Leland's United State
By Nicholas F. Benton
From what standpoint are actions to be judged?
If it's from a legal standpoint, then it's from the standpoint of what maintains order and ensures the protection of individual liberties within that context to a greater or lesser extent.
If it's from a moral standpoint, then it's based on perhaps more ancient codes of conduct with objectives not unlike those of current legal systems.
But what if it's from the standpoint of an individual mind grappling with powerful reactions to the core injustices of life that exist behind the thin facades of people's groundless hopes and delusions?
This has something to do with the exceptional indie film, "The United States of Leland," currently on a couple screens in the D.C. Metro area.

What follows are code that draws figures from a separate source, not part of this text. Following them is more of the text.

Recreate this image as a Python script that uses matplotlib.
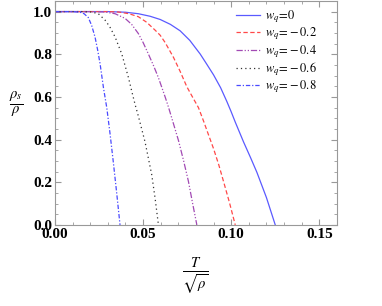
import matplotlib
matplotlib.use('Agg')
import matplotlib.pyplot as plt
from matplotlib.ticker import MultipleLocator, FormatStrFormatter

plt.rcParams['mathtext.fontset'] = 'stix'
plt.rcParams['font.family'] = 'Liberation Serif'

# values (T / sqrt(rho), rho_s / rho)
t_w0 = [0.0, 0.030, 0.040, 0.0473, 0.054, 0.0597, 0.0655, 0.071, 0.0765,
        0.0824, 0.086, 0.090, 0.094, 0.0975, 0.100, 0.1023, 0.107, 0.111,
        0.1146, 0.120, 0.125]
r_w0 = [1.0, 1.0, 0.997, 0.99, 0.978, 0.963, 0.94, 0.91, 0.865,
        0.801, 0.755, 0.703, 0.643, 0.579, 0.53, 0.482, 0.389, 0.315,
        0.246, 0.128, 0.0]

t_w02 = [0.0, 0.030, 0.036, 0.042, 0.0473, 0.052, 0.0568, 0.0597, 0.0625,
         0.0672, 0.071, 0.0748, 0.078, 0.0814, 0.0843, 0.087, 0.090, 0.093,
         0.0956, 0.099, 0.1023]
r_w02 = [1.0, 1.0, 0.998, 0.99, 0.976, 0.95, 0.913, 0.889, 0.855,
         0.786, 0.72, 0.648, 0.6, 0.55, 0.487, 0.425, 0.357, 0.28,
         0.205, 0.105, 0.0]

t_w04 = [0.0, 0.020, 0.0284, 0.0341, 0.0398, 0.0435, 0.0473, 0.050, 0.053,
         0.056, 0.0587, 0.0625, 0.0644, 0.0663, 0.0701, 0.073, 0.0757, 0.078,
         0.0805]
r_w04 = [1.0, 1.0, 0.998, 0.99, 0.968, 0.94, 0.897, 0.855, 0.801,
         0.745, 0.690, 0.6, 0.552, 0.5, 0.395, 0.3, 0.205, 0.105,
         0.0]

t_w06 = [0.0, 0.015, 0.0208, 0.0246, 0.0284, 0.031, 0.0341, 0.0379, 0.0417,
         0.0436, 0.0455, 0.0473, 0.0511, 0.0549, 0.0568, 0.0587]
r_w06 = [1.0, 1.0, 0.998, 0.99, 0.960, 0.93, 0.881, 0.801, 0.690,
         0.625, 0.563, 0.51, 0.389, 0.235, 0.125, 0.0]

t_w08 = [0.0, 0.010, 0.0142, 0.0165, 0.0189, 0.0208, 0.0227, 0.0242, 0.0256,
         0.0275, 0.0294, 0.0312, 0.0331, 0.035, 0.0369]
r_w08 = [1.0, 1.0, 0.997, 0.99, 0.972, 0.935, 0.881, 0.82, 0.754,
         0.643, 0.548, 0.43, 0.294, 0.15, 0.0]

fig = plt.figure(figsize=(3.82, 3.06), dpi=100)
ax = fig.add_axes([0.144, 0.265, 0.738, 0.732])

ax.plot(t_w0, r_w0, color='#5a5aff', lw=0.9, label=r'$w_q\!=\!0$')
ax.plot(t_w02, r_w02, color='#ff4848', lw=0.9, ls=(0, (3.5, 2)),
        label=r'$w_q\!=\!-0.2$')
ax.plot(t_w04, r_w04, color='#a24ab4', lw=0.9, ls=(0, (5, 1.5, 1, 1.5, 1, 1.5)),
        label=r'$w_q\!=\!-0.4$')
ax.plot(t_w06, r_w06, color='#333333', lw=0.9, ls=(0, (1, 2.5)),
        label=r'$w_q\!=\!-0.6$')
ax.plot(t_w08, r_w08, color='#4a4aff', lw=0.9, ls=(0, (3.5, 1.5, 1, 1.5)),
        label=r'$w_q\!=\!-0.8$')

ax.set_xlim(0, 0.16)
ax.set_ylim(0, 1.05)
ax.xaxis.set_major_locator(MultipleLocator(0.05))
ax.xaxis.set_minor_locator(MultipleLocator(0.01))
ax.yaxis.set_major_locator(MultipleLocator(0.2))
ax.yaxis.set_minor_locator(MultipleLocator(0.05))
ax.xaxis.set_major_formatter(FormatStrFormatter('%.2f'))
ax.yaxis.set_major_formatter(FormatStrFormatter('%.1f'))
ax.tick_params(which='both', direction='in', top=True, right=True,
               color='#999999', labelsize=11, pad=2)
ax.tick_params(which='major', length=4)
ax.tick_params(which='minor', length=2)
for lab in ax.get_xticklabels() + ax.get_yticklabels():
    lab.set_fontweight('bold')
for s in ax.spines.values():
    s.set_color('#999999')
    s.set_linewidth(0.8)

leg = ax.legend(loc='upper right', bbox_to_anchor=(0.955, 1.0), frameon=False,
                fontsize=9, handlelength=1.9, handletextpad=0.4,
                labelspacing=0.05, borderaxespad=0.2)

fig.text(0.043, 0.657, r'$\frac{\rho_s}{\rho}$', fontsize=15,
         ha='center', va='center')
fig.text(0.51, 0.10, r'$\frac{T}{\sqrt{\rho}}$', fontsize=15,
         ha='center', va='center')

fig.savefig('out.png', dpi=100)
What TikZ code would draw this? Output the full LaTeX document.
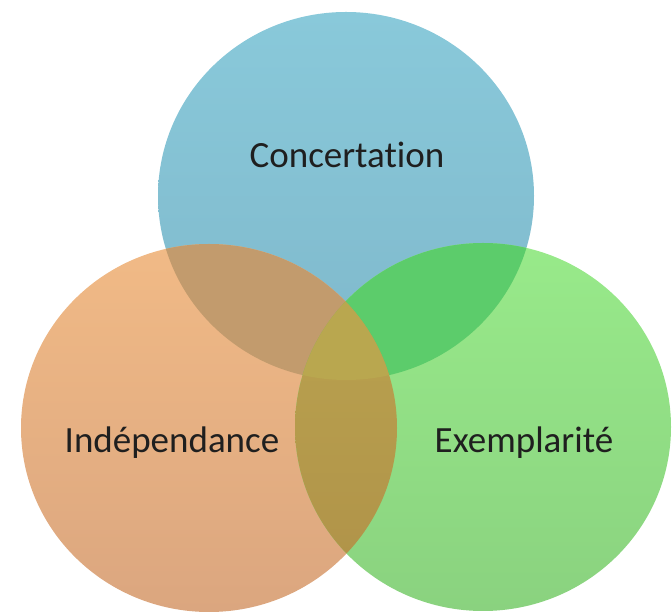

It's about the painfully frank yet eerily-compassionate dialogue inside the mind of a Leland A. Fitzgerald, a 15-year-old teenager, played deftly by Ryan Gosling, the former Mousketeer now tabbed ShoWest's "Male Star of Tomorrow," who's jailed for inexplicably murdering his girlfriend's mentally retarded younger brother.
That dialogue, spoken in an understated monotone, comes to the viewer as Gosling's voice-over dominating much of the film. It's his reading out loud what Leland is writing in his personal log while clothed in the standard jailbird red jump suit crouched in his cell at a juvenile detention center. The log is a notebook with "United States of America" printed on the cover. Only Leland crossed out America and wrote his own name.
It's about his world, the nation of himself, and the standard by which he strives to judge his own actions and those of others.
How often to we read of a shocking crime in suburban America – whether it is a youngster shooting up a schoolyard or a trusted citizen caught in a twisted affair – and pass judgment while knowing nothing of or caring nothing for their true contexts?
Too often, the persons themselves caught up in such crimes know as little of their own motives or contexts as the general public horrified by what they've done. Nor can they put rational words to them.
In "The United States of Leland," writer/director Matthew Ryan Hoge, himself a former juvenile detention center instructor, ;provides a rational and human voice for the excruciating pain buried behind veils of numbness that is usually central to seemingly wanton acts.
What could be worse than the murder of an innocent, helpless retarded boy? What could be more heartless? More psychotic? More devoid of human feeling? More purely evil?
Spend some time listening to Leland's internal dialogue, and what he begins to share with his detention center instructor, played by Don Cheadle, who slowly becomes a student hungering to learn from Leland's bold and merciless insistence on what's real.
The result of their interaction enables Leland to admit to his one lie – that there exist no feelings behind his facade of indifference. Leland felt, all right. He felt so much acute sadness that he could not stand it, sadness not just for the fact of the retarded boy's condition, but for the fact that the boy had to live being aware of his condition.
There are no answers in this movie. There is only the exposure to more of what's embedded in the terrible moments of our lives than we usually care to consider.
Kevin Spacey made the film possible. He took it off the dusty shelf of an inspired independent writer and found something important there. He used his independent wealth and reputation in the industry to produce a profound contribution to modern culture. As an afterthought, he decided to play a secondary role in the film, to boot.
For Gosling, it was the kind of film that drew him, as well. Having seen the script, he sought out the role of Leland. He almost didn't get it because he'd done such a good job in his breakout role as a young Jewish Nazi in the Showtime film, "The Believer," according to an interview by Vanessa Sibbald on the Zap2it.com web site. It took persistence to prove to Hoge that he could play Leland and he eventually succeeded. "This is an actor using every tool he has to transform himself, to give a body to an unusual and possibly unlikable character, that's really great," Hoge said of Gosling.
Born November 12, 1980 in London, Ontario, Gosling was, himself, a poor student in school, often ridiculed and placed in classes for slow learners. But his parents didn't give up on him, and chose to home school him, using visual stimulants to trigger his learning capacities. At age 11, he landed a role on the "New Mickey Mouse Club" TV series alongside Britney Spears, Justin Timberlake and Christina Aguilera. He had a part in the "Breaker High" TV series and the title role in the late 1990s' "Young Hercules" TV series. He had a couple lines in the movie, "Remember the Titans," but it was as "The Believer" that he got everyone's attention as a serious actor. He then had a challenging role with David Morse in the edgy 2002 indie film, "The Slaughter Rule," and with Sandra Bullock and Michael Pitt in "Murder by the Numbers." He'll be in "The Notebook," out this summer, "Stay" later in the year, and "Che" next year.